First and foremost, I felt no emotional connection to the original Normandy. It was a neat ship and I certainly wouldn't mind having a little model of it to add my collection of desktop starships at work, but the ship was nothing more than a means of transportation within the game world to me. The reason for that is because the first Mass Effect game did not contain anything to make me think otherwise of the ship. The original game did a good job of building a bond with other characters in the story, but none of those characters acted toward the ship as if it was anything other than a big machine used to get from point A to point B. Since there was no emotion in my breast to stir, the swelling music and camera pans about the new Normandy merely took up game time.

Second, even if I had some emotional connection to the original Normandy, the replacement ship followed too closely on the heels of the loss of the original. There was no time to "mourn" the loss of a beloved ship. There had actually not even been a need to have a star ship available prior to the introduction of the new Normandy. At the very least, the hero needs to suffer some from the loss of the original before the replacement is made available. Yet in Mass Effect 2 the new Normandy was introduced just as the hero was about to head out on his first mission.

If you want an example of how to handle the loss of a thing properly, you need only look as far as Star Trek III: The Search For Spock. Obviously, by the time that movie was released, Star Trek fans had already developed a love of the U.S.S. Enterprise. That love was developed because of the devotion the characters had for the ship. It was common knowledge that Kirk was "married" to his ship. Scotty would get into fights if someone insulted his ship. It was obvious the Enterprise was more than just a means of transportation to the characters. That's why the destruction of the Enterprise in Star Trek III held an emotional impact for the viewers. Something they cared about was gone forever and it stirred emotions within them.

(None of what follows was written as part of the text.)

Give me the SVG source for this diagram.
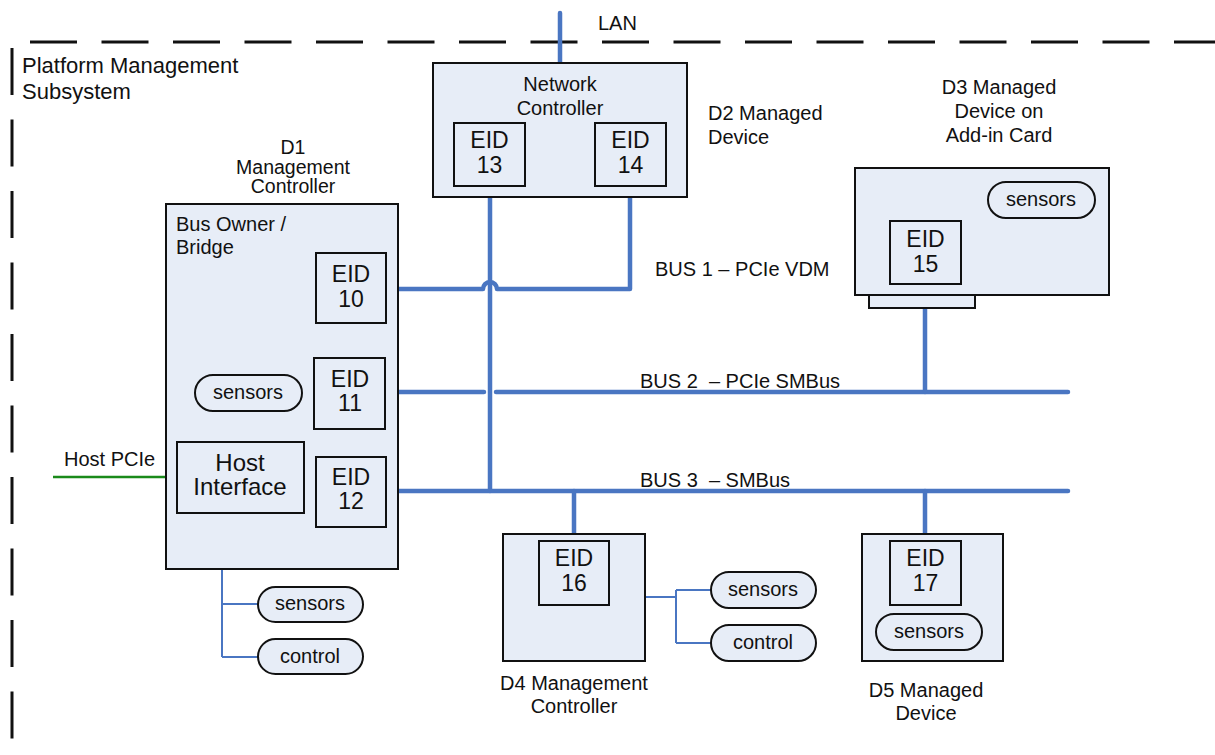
<svg xmlns="http://www.w3.org/2000/svg" width="1215" height="755" viewBox="0 0 1215 755">
<style>
text{font-family:"Liberation Sans",Arial,sans-serif;font-size:20px;fill:#111}
.c{text-anchor:middle}
.eid{font-size:23px;text-anchor:middle}
.box{fill:#e7edf7;stroke:#111;stroke-width:2}
.pill{fill:#e7edf7;stroke:#111;stroke-width:2}
.bus{fill:none;stroke:#4a76c2;stroke-width:4.5;stroke-linecap:round;stroke-linejoin:round}
.thin{fill:none;stroke:#4a76c2;stroke-width:2}
.dash{fill:none;stroke:#111;stroke-width:3;stroke-dasharray:47 24.5}
</style>
<rect width="1215" height="755" fill="#fff"/>
<g id="boundary">
<line class="dash" x1="30" y1="42" x2="1215" y2="42"/>
<line class="dash" x1="12" y1="48" x2="12" y2="755"/>
<text x="22" y="73" style="font-size:22px">Platform Management</text>
<text x="22" y="99" style="font-size:22px">Subsystem</text>
</g>
<g id="connectors">
<line class="bus" x1="560" y1="13" x2="560" y2="62"/>
<path class="bus" d="M386 289 H483 A7 7 0 0 1 497 289 H630 V186"/>
<path class="bus" d="M490 186 V491"/>
<path class="bus" d="M386 392 H484 M496 392 H1068"/>
<path class="bus" d="M386 491 H1068"/>
<path class="bus" d="M925 284 V392"/>
<path class="bus" d="M574 491 V541"/>
<path class="bus" d="M925 491 V541"/>
<path class="thin" d="M222 565 V657 M222 604 H258 M222 657 H258"/>
<path class="thin" d="M645 597 H676 M676 590 V643 M676 590 H711 M676 643 H711"/>
<line x1="53" y1="477" x2="177" y2="477" stroke="#1a8a1a" stroke-width="2.5"/>
<text x="655" y="276">BUS 1 – PCIe VDM</text>
<text x="640" y="388" xml:space="preserve">BUS 2  – PCIe SMBus</text>
<text x="640" y="487" xml:space="preserve">BUS 3  – SMBus</text>
<text x="598" y="30">LAN</text>
<text x="64" y="466">Host PCIe</text>
</g>
<g id="d1">
<text class="c" x="293" y="154" style="font-size:19.5px">D1</text>
<text class="c" x="293" y="173.5" style="font-size:19.5px">Management</text>
<text class="c" x="293" y="193" style="font-size:19.5px">Controller</text>
<rect class="box" x="166" y="204" width="232" height="365"/>
<text x="176" y="231">Bus Owner /</text>
<text x="176" y="254">Bridge</text>
</g>
<g id="eid10"><rect class="box" x="316" y="253" width="70" height="70"/><text class="eid" x="351" y="282">EID</text><text class="eid" x="351" y="307">10</text></g>
<g id="eid11"><rect class="box" x="314" y="358" width="71" height="71"/><text class="eid" x="350" y="387">EID</text><text class="eid" x="350" y="411">11</text></g>
<g id="eid12"><rect class="box" x="316" y="457" width="70" height="70"/><text class="eid" x="351" y="485">EID</text><text class="eid" x="351" y="509">12</text></g>
<g id="d1-sensors"><rect class="pill" x="195" y="375" width="107" height="36" rx="18"/><text class="c" x="248" y="399">sensors</text></g>
<g id="host-interface"><rect class="box" x="177" y="442" width="127" height="71"/><text class="c" x="240" y="471" style="font-size:24px">Host</text><text class="c" x="240" y="495" style="font-size:24px">Interface</text></g>
<g id="d1-ext-sensors"><rect class="pill" x="258" y="587" width="105" height="35" rx="17.5"/><text class="c" x="310" y="610">sensors</text></g>
<g id="d1-ext-control"><rect class="pill" x="258" y="639" width="105" height="35" rx="17.5"/><text class="c" x="310" y="663">control</text></g>
<g id="d2">
<rect class="box" x="433" y="63" width="254" height="134"/>
<text class="c" x="560" y="91">Network</text>
<text class="c" x="560" y="115">Controller</text>
<text x="708" y="120">D2 Managed</text>
<text x="708" y="144">Device</text>
</g>
<g id="eid13"><rect class="box" x="454" y="123" width="71" height="63"/><text class="eid" x="489.5" y="148">EID</text><text class="eid" x="489.5" y="173">13</text></g>
<g id="eid14"><rect class="box" x="595" y="123" width="71" height="63"/><text class="eid" x="630.5" y="148">EID</text><text class="eid" x="630.5" y="173">14</text></g>
<g id="d3">
<text class="c" x="999" y="94">D3 Managed</text>
<text class="c" x="999" y="118">Device on</text>
<text class="c" x="999" y="142">Add-in Card</text>
<rect class="box" x="869" y="290" width="106" height="18"/>
<rect class="box" x="855" y="168" width="254" height="127"/>
<rect class="pill" x="988" y="182" width="107" height="36" rx="18"/>
<text class="c" x="1041" y="206">sensors</text>
</g>
<g id="eid15"><rect class="box" x="890" y="221" width="71" height="63"/><text class="eid" x="925.5" y="247">EID</text><text class="eid" x="925.5" y="272">15</text></g>
<g id="d4">
<rect class="box" x="503" y="534" width="142" height="127"/>
<text class="c" x="574" y="690">D4 Management</text>
<text class="c" x="574" y="713">Controller</text>
</g>
<g id="eid16"><rect class="box" x="539" y="541" width="70" height="64"/><text class="eid" x="574" y="566">EID</text><text class="eid" x="574" y="591">16</text></g>
<g id="d4-sensors"><rect class="pill" x="711" y="572" width="105" height="36" rx="18"/><text class="c" x="763" y="596">sensors</text></g>
<g id="d4-control"><rect class="pill" x="711" y="625" width="105" height="36" rx="18"/><text class="c" x="763" y="649">control</text></g>
<g id="d5">
<rect class="box" x="862" y="534" width="141" height="127"/>
<text class="c" x="926" y="697">D5 Managed</text>
<text class="c" x="926" y="720">Device</text>
<rect class="pill" x="876" y="614" width="106" height="36" rx="18"/>
<text class="c" x="929" y="638">sensors</text>
</g>
<g id="eid17"><rect class="box" x="890" y="541" width="71" height="64"/><text class="eid" x="925.5" y="566">EID</text><text class="eid" x="925.5" y="591">17</text></g>
</svg>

After losing the Enterprise, Kirk and company had to make do with a Klingon Bird of Prey for the rest of the movie and for all of the following movie. There was uncertainty as to how the Klingon ship would handle time travel and whether it could go fast enough to return to the 22nd century while also carrying a pair of whales. The crew suffered physically during both trips in time. In other words, they met the requirement to suffer as a result of the loss of the Enterprise. Finally, at the end of Star Trek IV, the crew rode in a space shuttle toward their new ship. A large, new ship loomed before them, leading the audience and the characters to believe this was the ship. Then the shuttle swept past the large ship and the new Enterprise came into view. Across two movies, the audience shared in the feeling of loss and rebirth for Enterprise.

Star Trek is hardly the only science fiction series to engender feelings for a starship. George Lucas found out just how much Star Wars fans loved the Millennium Falcon when he ran his first audience test for Return of the Jedi. In the original, Lando and the Falcon did not escape the destruction of the second Death Star and the test audience was not pleased. The response was so negative that the movie was changed so the Falcon just managed to get clear. While I'm sure viewers wanted Lando to survive, I'm sure they wanted the Falcon to survive even more. Joss Whedon did an even better job with the ship Serenity in the TV show Firefly and then in the movie Serenity.

The point of all of this is to help you avoid the mistake made in the video game. The lesson is that your readers (or viewers, or players) must have an emotional connection to the person or thing lost before the return of the person or item can have an emotional impact on them. That kind of connection takes time to develop. Then it takes time for the loss to sink in for the characters and audience. Only after the characters and audience have connected and suffered can they react emotionally to the return.